The Hon. T.A. FRANKS (14:33): I seek leave to make a brief explanation before addressing a question to the Minister for Trade and Investment on the subject of international students.
The Hon. T.A. FRANKS: As we know in Australia, and prior to the COVID-19 crisis, international education was Australia's third biggest export industry. Indeed, the minister boasted in local media late in 2019 that there were some 36,367 of these international students in South Australia. My questions to the minister are:
1. How many students who are in the category of international students are currently in South Australia?
2. How many arrived in South Australia this year?
3. How many were given subsidies to do so after the pandemic was known?
4. How many are now in a position where they are unable to return home despite the Prime Minister's advice that they do so?
5. How many of the students are tertiary and how many are secondary, and what has the government done to support them?
The Hon. D.W. RIDGWAY (Minister for Trade and Investment) (14:34): I thank the honourable member for her long list of questions, a number of which I will have to take on notice as to the actual details of the numbers that are here. I can report that as at 29 March there were 6,733 international students offshore who were unable to travel to Australia and commence their studies, and a substantial number of these students have enrolled online and studied online. I do not have the figures available to me.
I will take on notice as to the actual number of those who have received subsidies or a position after the coronavirus pandemic was declared or announced. But it is important to note that the member opposite is very accurate: the universities are one of our biggest exports. There is a sort of combination in the university sector that accounts for about 50 per cent of our international students. We've got the VET sector, we've got the English learning colleges and we've got, of course, the secondary school sector.
These are challenging times. We know that the federal government has allowed these visa holders and students to access any superannuation that they may have and may have accrued during the time that they are there. The federal government has changed some of the visa settings so students can work from more than 20 hours to 40 hours. We are also working with the sector, and the University of South Australia has announced a $10 million package, Flinders University has announced a $12.5 million package, and I expect Adelaide University will be announcing something shortly. My understanding is that there is a federal government meeting this afternoon with federal minister Tehan discussing a broader national package to support the universities' international students, and the Marshall government will be making some announcements in the future in relation to supporting the sector.

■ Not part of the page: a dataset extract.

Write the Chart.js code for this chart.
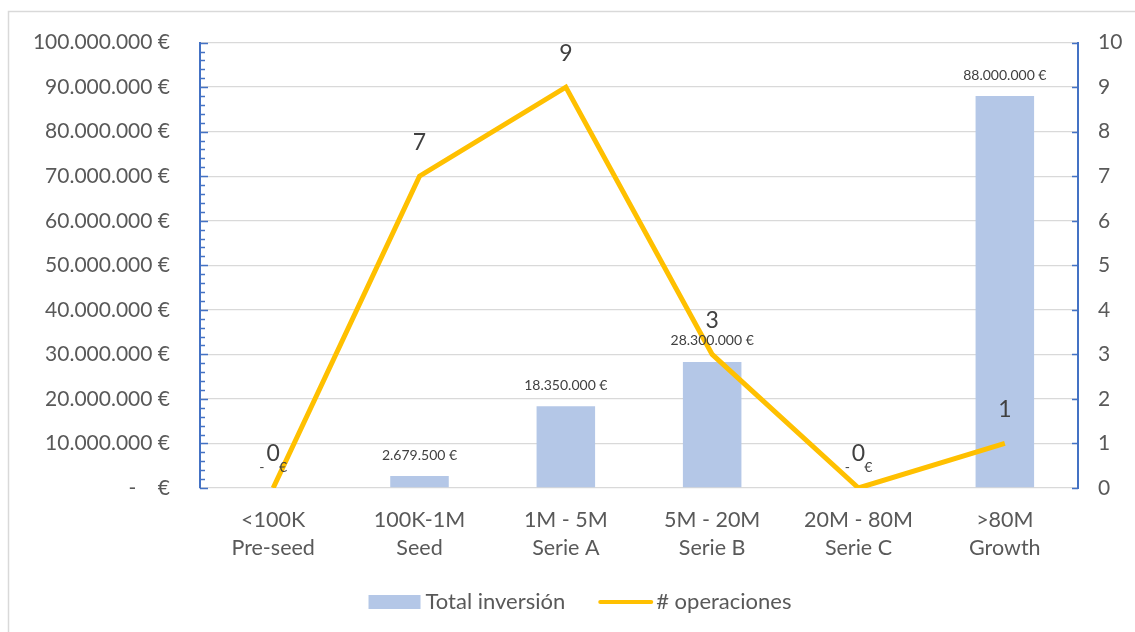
<!DOCTYPE html>
<html>
<head>
<meta charset="utf-8">
<script src="https://cdn.jsdelivr.net/npm/chart.js@4.4.1/dist/chart.umd.min.js"></script>
<style>
  html, body { margin: 0; padding: 0; background: #fff; }
  #wrap { width: 1135px; height: 632px; }
</style>
</head>
<body>
<div id="wrap"><canvas id="chart" width="1135" height="632"></canvas></div>
<script>
// --- Data ---
const categories = [
    ['<100K', 'Pre-seed'],
    ['100K-1M', 'Seed'],
    ['1M - 5M', 'Serie A'],
    ['5M - 20M', 'Serie B'],
    ['20M - 80M', 'Serie C'],
    ['>80M', 'Growth']
];
const totalInversion = [0, 2679500, 18350000, 28300000, 0, 88000000];
const numOperaciones = [0, 7, 9, 3, 0, 1];
const leftTicks = [0, 10000000, 20000000, 30000000, 40000000, 50000000, 60000000, 70000000, 80000000, 90000000, 100000000];
const rightTicks = [0, 1, 2, 3, 4, 5, 6, 7, 8, 9, 10];

const FONT = 'Lato, "Open Sans", sans-serif';
const TEXT = '#595959';
const LABEL = '#404040';
const BLUE_AXIS = '#4472C4';
const BAR = '#B4C7E7';
const LINE = '#FFC000';

// euro format with dots as thousand separators
function euro(n) {
    if (n === 0) return '-    €';
    return String(n).replace(/\B(?=(\d{3})+(?!\d))/g, '.') + ' €';
}

// --- Outer frame of the chart object ---
const framePlugin = {
    id: 'frame',
    beforeDraw(chart) {
        const ctx = chart.ctx;
        ctx.save();
        ctx.fillStyle = '#fff';
        ctx.fillRect(0, 0, chart.width, chart.height);
        ctx.strokeStyle = '#d9d9d9';
        ctx.lineWidth = 1.5;
        ctx.strokeRect(8.5, 11.5, chart.width + 50, chart.height + 50);
        ctx.restore();
    }
};

// --- Inward tick marks (major + minor on left, major on right) ---
const tickPlugin = {
    id: 'innerTicks',
    afterDraw(chart) {
        const ctx = chart.ctx;
        const area = chart.chartArea;
        const y = chart.scales.y;
        const y1 = chart.scales.y1;
        ctx.save();
        ctx.strokeStyle = BLUE_AXIS;
        ctx.lineWidth = 1.5;
        for (let v = 0; v <= 100000000; v += 2000000) {
            const py = Math.round(y.getPixelForValue(v)) + 0.5;
            const len = v % 10000000 === 0 ? 8 : 5;
            ctx.beginPath();
            ctx.moveTo(area.left, py);
            ctx.lineTo(area.left + len, py);
            ctx.stroke();
        }
        rightTicks.forEach(v => {
            const py = Math.round(y1.getPixelForValue(v)) + 0.5;
            ctx.beginPath();
            ctx.moveTo(area.right - 6, py);
            ctx.lineTo(area.right, py);
            ctx.stroke();
        });
        ctx.restore();
    }
};

// --- Data labels for bars and line points ---
const labelPlugin = {
    id: 'valueLabels',
    afterDatasetsDraw(chart) {
        const ctx = chart.ctx;
        ctx.save();
        ctx.textAlign = 'center';
        ctx.textBaseline = 'middle';
        ctx.fillStyle = LABEL;
        const barMeta = chart.getDatasetMeta(0);
        ctx.font = '14px ' + FONT;
        barMeta.data.forEach((el, i) => {
            ctx.fillText(euro(totalInversion[i]), el.x, el.y - 21);
        });
        const lineMeta = chart.getDatasetMeta(1);
        ctx.font = '23px ' + FONT;
        lineMeta.data.forEach((el, i) => {
            ctx.fillText(String(numOperaciones[i]), el.x, el.y - 34);
        });
        ctx.restore();
    }
};

// --- Legend drawn by hand (bar swatch + line swatch) ---
const legendPlugin = {
    id: 'handLegend',
    afterDraw(chart) {
        const ctx = chart.ctx;
        const ds = chart.data.datasets;
        ctx.save();
        ctx.font = '22px ' + FONT;
        ctx.textBaseline = 'middle';
        const w1 = ctx.measureText(ds[0].label).width;
        const w2 = ctx.measureText(ds[1].label).width;
        const total = 52 + 5 + w1 + 33 + 55 + 3 + w2;
        let x = 580 - total / 2;
        const cy = 602;
        ctx.fillStyle = BAR;
        ctx.fillRect(x, cy - 7, 52, 14);
        x += 57;
        ctx.fillStyle = TEXT;
        ctx.fillText(ds[0].label, x, cy);
        x += w1 + 33;
        ctx.strokeStyle = LINE;
        ctx.lineWidth = 4;
        ctx.lineCap = 'round';
        ctx.beginPath();
        ctx.moveTo(x + 2, cy);
        ctx.lineTo(x + 53, cy);
        ctx.stroke();
        x += 58;
        ctx.fillText(ds[1].label, x, cy);
        ctx.restore();
    }
};

const config = {
    type: 'bar',
    data: {
        labels: categories,
        datasets: [
            {
                type: 'bar',
                label: 'Total inversión',
                data: totalInversion,
                backgroundColor: BAR,
                yAxisID: 'y',
                barPercentage: 0.4,
                categoryPercentage: 1,
                order: 2
            },
            {
                type: 'line',
                label: '# operaciones',
                data: numOperaciones,
                borderColor: LINE,
                borderWidth: 5,
                pointRadius: 0,
                tension: 0,
                yAxisID: 'y1',
                order: 1
            }
        ]
    },
    options: {
        responsive: false,
        animation: false,
        layout: { padding: { left: 0, right: 0, top: 40, bottom: 0 } },
        plugins: {
            legend: { display: false },
            tooltip: { enabled: false }
        },
        scales: {
            x: {
                grid: { display: false },
                border: { display: false },
                ticks: {
                    color: TEXT,
                    font: { family: FONT, size: 21.5, lineHeight: 1.3 },
                    padding: 10,
                    maxRotation: 0,
                    autoSkip: false
                },
                afterFit(scale) { scale.height = 632 - 488; }
            },
            y: {
                position: 'left',
                min: 0,
                max: 100000000,
                afterBuildTicks(scale) { scale.ticks = leftTicks.map(v => ({ value: v })); },
                grid: { color: '#d9d9d9', lineWidth: 1.3, drawTicks: false },
                border: { color: BLUE_AXIS, width: 2 },
                ticks: {
                    color: TEXT,
                    font: { family: FONT, size: 21 },
                    padding: 30,
                    callback: v => euro(v)
                },
                afterFit(scale) { scale.width = 200; }
            },
            y1: {
                position: 'right',
                min: 0,
                max: 10,
                afterBuildTicks(scale) { scale.ticks = rightTicks.map(v => ({ value: v })); },
                grid: { drawOnChartArea: false, drawTicks: false },
                border: { color: BLUE_AXIS, width: 2 },
                ticks: {
                    color: TEXT,
                    font: { family: FONT, size: 21 },
                    padding: 20
                },
                afterFit(scale) { scale.width = 1135 - 1078; }
            }
        }
    },
    plugins: [framePlugin, tickPlugin, labelPlugin, legendPlugin]
};

new Chart(document.getElementById('chart'), config);
</script>
</body>
</html>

The actual details that the member wants, I will have to take on notice. I think it is important to note that we do have a cohort of students who have lost their jobs, and that about 22 per cent of international students work in hospitality, and 11 per cent of them in retail, and a lot of them have lost their jobs, so there is some financial difficulty that they are facing. That is why I am pleased that the federal government has allowed them to access some of their superannuation, and it will be a matter of making sure that we look after those students. We have given their parents and their countries an undertaking that while they are here studying we will look after them and give them a good education, and certainly that will be the intention of the Marshall government to keep supporting a very important sector.